Report, word for word, every line of the material that contains "image".

DATASET RECORDS
## Begin
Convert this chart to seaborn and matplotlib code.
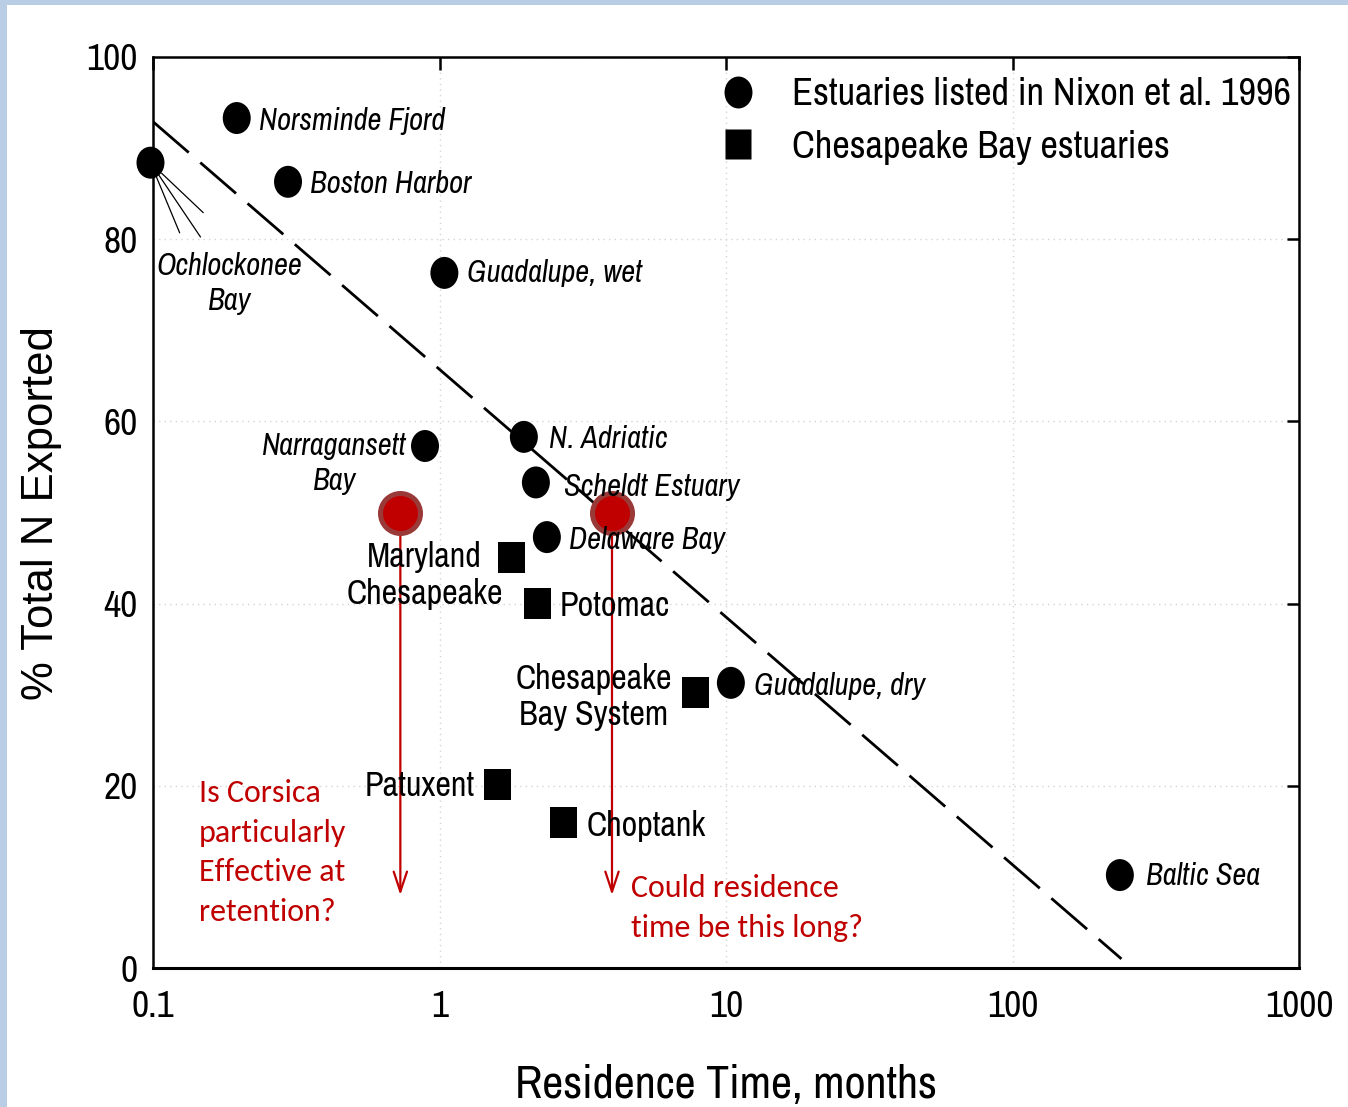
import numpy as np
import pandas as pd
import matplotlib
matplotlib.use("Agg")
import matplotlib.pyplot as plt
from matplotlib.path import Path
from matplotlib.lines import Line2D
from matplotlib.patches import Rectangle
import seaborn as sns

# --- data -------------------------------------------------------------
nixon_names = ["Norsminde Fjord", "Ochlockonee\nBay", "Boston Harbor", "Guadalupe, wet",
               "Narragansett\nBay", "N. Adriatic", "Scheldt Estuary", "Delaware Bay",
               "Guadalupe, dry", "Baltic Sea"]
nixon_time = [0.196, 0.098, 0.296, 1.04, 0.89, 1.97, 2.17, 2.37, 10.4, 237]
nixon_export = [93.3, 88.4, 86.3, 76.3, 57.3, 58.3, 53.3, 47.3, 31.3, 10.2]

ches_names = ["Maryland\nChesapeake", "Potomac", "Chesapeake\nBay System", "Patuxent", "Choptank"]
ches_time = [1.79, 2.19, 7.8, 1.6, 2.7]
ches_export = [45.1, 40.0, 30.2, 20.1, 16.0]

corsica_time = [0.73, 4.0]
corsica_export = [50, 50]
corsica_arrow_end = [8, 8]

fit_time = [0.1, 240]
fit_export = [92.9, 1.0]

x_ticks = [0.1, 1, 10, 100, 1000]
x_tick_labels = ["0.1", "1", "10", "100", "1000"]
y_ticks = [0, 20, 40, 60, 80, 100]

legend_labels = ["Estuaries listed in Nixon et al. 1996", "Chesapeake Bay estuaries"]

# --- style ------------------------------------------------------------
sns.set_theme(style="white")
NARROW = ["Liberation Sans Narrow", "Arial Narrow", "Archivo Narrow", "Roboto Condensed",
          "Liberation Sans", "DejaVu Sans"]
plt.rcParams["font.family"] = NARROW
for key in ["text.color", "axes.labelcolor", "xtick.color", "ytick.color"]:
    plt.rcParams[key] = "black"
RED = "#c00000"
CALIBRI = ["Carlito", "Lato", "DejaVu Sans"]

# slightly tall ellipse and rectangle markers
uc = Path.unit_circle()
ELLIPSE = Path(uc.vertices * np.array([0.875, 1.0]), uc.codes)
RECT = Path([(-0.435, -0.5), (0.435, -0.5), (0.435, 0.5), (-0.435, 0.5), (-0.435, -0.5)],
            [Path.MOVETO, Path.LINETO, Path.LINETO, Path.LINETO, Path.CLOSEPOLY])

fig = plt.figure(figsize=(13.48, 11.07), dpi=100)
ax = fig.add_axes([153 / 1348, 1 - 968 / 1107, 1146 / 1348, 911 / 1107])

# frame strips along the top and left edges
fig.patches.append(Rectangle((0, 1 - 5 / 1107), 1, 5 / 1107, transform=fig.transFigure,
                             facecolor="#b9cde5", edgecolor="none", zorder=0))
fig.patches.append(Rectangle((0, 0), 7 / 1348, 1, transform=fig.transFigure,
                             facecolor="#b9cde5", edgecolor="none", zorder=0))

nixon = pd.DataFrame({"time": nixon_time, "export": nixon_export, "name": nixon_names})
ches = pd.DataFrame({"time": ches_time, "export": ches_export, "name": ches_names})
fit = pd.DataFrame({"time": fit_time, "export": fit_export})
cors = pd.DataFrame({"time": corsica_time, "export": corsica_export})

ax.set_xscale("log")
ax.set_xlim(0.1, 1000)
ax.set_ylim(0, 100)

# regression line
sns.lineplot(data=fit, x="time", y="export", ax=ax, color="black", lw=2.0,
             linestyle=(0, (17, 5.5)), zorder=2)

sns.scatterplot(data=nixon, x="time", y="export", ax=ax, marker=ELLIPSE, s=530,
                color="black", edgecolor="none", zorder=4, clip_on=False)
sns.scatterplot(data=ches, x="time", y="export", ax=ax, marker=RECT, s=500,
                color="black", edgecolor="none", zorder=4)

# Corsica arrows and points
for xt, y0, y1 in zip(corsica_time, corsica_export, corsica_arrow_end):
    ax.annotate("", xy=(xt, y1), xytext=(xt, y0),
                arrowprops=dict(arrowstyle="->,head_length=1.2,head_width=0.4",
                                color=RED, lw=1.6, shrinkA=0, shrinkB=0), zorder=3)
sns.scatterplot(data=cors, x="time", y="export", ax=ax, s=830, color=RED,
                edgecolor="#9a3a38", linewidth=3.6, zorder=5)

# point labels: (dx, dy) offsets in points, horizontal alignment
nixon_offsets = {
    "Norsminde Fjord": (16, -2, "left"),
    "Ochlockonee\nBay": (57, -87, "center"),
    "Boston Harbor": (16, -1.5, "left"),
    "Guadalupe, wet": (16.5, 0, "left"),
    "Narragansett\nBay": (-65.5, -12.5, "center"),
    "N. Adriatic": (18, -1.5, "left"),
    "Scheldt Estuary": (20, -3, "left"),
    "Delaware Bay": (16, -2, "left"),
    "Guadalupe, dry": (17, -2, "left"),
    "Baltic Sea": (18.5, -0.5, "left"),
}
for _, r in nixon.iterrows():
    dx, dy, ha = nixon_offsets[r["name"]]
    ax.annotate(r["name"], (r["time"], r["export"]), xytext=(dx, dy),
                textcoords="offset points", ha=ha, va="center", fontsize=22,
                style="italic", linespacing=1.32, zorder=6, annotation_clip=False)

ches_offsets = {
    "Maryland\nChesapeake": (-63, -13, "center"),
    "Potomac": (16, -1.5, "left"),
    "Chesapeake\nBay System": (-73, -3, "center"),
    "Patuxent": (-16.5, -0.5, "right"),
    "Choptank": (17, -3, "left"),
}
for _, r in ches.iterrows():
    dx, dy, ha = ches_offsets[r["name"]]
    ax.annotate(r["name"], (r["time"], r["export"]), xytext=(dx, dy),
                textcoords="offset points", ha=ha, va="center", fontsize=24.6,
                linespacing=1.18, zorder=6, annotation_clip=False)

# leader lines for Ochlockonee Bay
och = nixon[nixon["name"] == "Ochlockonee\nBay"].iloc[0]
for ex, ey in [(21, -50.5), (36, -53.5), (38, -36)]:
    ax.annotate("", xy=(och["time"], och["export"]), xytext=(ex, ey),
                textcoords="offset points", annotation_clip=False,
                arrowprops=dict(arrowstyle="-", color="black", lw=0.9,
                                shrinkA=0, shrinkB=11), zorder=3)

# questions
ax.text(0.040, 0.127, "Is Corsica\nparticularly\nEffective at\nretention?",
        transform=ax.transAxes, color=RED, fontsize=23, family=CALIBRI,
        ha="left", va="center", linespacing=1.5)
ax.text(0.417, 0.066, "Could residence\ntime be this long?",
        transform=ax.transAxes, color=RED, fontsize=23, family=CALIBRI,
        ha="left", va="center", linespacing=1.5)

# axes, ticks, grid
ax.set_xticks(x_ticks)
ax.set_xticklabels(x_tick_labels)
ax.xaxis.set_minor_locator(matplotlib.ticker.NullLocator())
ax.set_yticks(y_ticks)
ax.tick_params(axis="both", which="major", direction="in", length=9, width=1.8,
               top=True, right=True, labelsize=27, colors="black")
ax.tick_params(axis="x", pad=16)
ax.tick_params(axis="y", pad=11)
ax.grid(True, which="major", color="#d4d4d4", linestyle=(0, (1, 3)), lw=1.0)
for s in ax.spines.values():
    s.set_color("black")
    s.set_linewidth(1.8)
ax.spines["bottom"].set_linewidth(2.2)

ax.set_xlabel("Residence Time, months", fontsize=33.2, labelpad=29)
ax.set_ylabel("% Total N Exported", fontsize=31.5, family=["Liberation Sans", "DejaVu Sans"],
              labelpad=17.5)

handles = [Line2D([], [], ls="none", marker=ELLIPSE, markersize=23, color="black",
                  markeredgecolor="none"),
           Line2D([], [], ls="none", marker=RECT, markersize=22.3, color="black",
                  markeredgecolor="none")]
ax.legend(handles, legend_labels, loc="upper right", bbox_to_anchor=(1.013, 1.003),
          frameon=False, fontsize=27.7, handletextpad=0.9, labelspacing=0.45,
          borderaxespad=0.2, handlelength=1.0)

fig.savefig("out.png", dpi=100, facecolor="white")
## End
## Begin
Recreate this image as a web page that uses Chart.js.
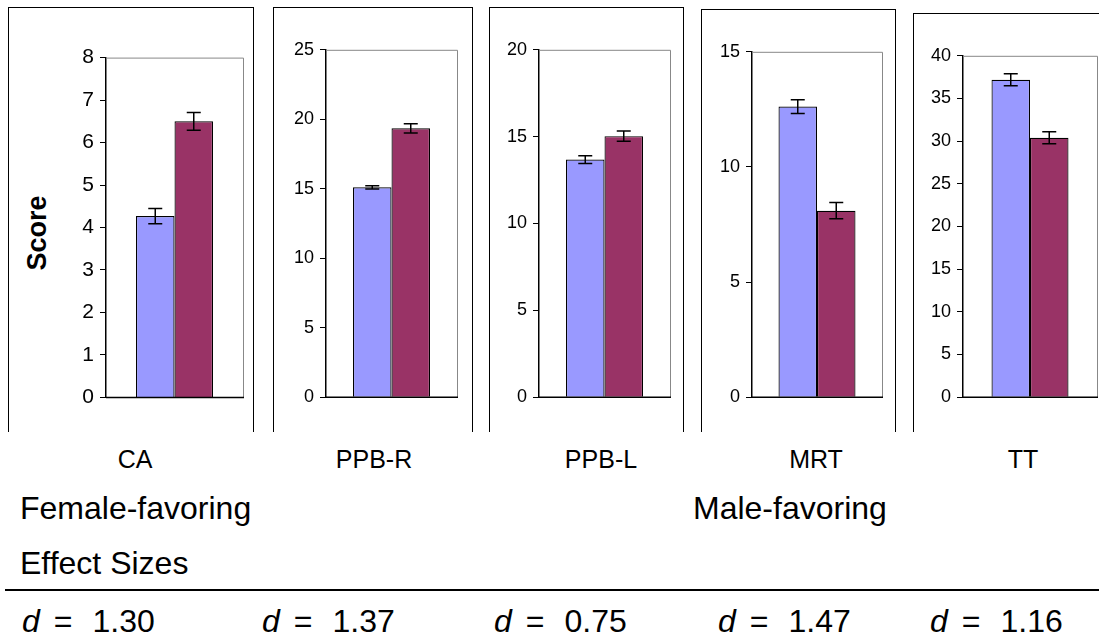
## End
## Begin
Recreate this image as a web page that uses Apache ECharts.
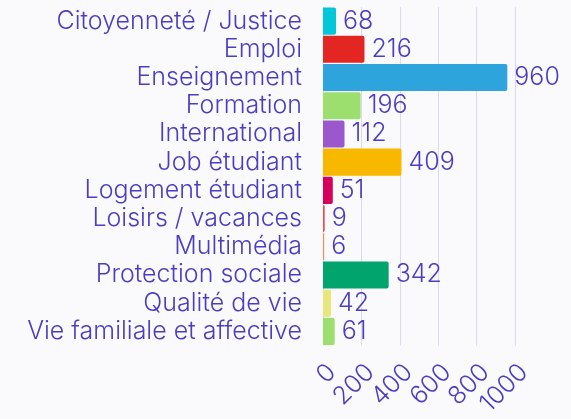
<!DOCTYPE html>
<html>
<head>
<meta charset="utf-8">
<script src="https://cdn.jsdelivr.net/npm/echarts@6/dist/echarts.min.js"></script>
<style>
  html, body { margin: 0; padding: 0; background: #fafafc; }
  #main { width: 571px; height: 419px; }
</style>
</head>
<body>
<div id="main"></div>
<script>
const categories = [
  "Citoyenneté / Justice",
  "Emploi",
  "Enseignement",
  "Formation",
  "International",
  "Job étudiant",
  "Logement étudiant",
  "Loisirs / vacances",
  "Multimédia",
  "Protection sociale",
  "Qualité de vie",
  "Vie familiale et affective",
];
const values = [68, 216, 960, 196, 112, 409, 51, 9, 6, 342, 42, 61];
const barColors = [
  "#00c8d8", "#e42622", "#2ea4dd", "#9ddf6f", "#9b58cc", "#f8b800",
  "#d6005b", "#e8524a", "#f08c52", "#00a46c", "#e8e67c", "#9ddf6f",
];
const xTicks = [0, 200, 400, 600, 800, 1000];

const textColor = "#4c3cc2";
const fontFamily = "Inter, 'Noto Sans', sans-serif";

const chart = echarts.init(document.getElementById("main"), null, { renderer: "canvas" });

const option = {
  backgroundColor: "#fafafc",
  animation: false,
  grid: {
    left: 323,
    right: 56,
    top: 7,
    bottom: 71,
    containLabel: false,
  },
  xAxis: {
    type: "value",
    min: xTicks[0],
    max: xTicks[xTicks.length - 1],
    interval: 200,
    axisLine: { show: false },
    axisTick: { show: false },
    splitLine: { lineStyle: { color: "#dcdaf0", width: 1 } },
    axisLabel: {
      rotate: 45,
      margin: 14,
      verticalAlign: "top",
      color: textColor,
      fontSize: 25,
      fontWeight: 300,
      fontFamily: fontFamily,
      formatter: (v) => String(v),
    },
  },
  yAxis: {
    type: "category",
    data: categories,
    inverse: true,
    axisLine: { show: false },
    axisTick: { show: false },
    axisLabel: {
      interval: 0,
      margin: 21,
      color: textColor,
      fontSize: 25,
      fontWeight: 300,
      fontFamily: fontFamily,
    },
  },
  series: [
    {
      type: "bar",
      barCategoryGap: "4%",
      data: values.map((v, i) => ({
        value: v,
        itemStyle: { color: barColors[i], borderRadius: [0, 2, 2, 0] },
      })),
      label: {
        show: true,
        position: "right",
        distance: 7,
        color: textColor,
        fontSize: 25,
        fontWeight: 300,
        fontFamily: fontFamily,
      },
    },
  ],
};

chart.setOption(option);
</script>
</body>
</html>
## End
TASK RESPONSE
Recreate this image as a web page that uses Chart.js.
Recreate this image as a web page that uses Apache ECharts.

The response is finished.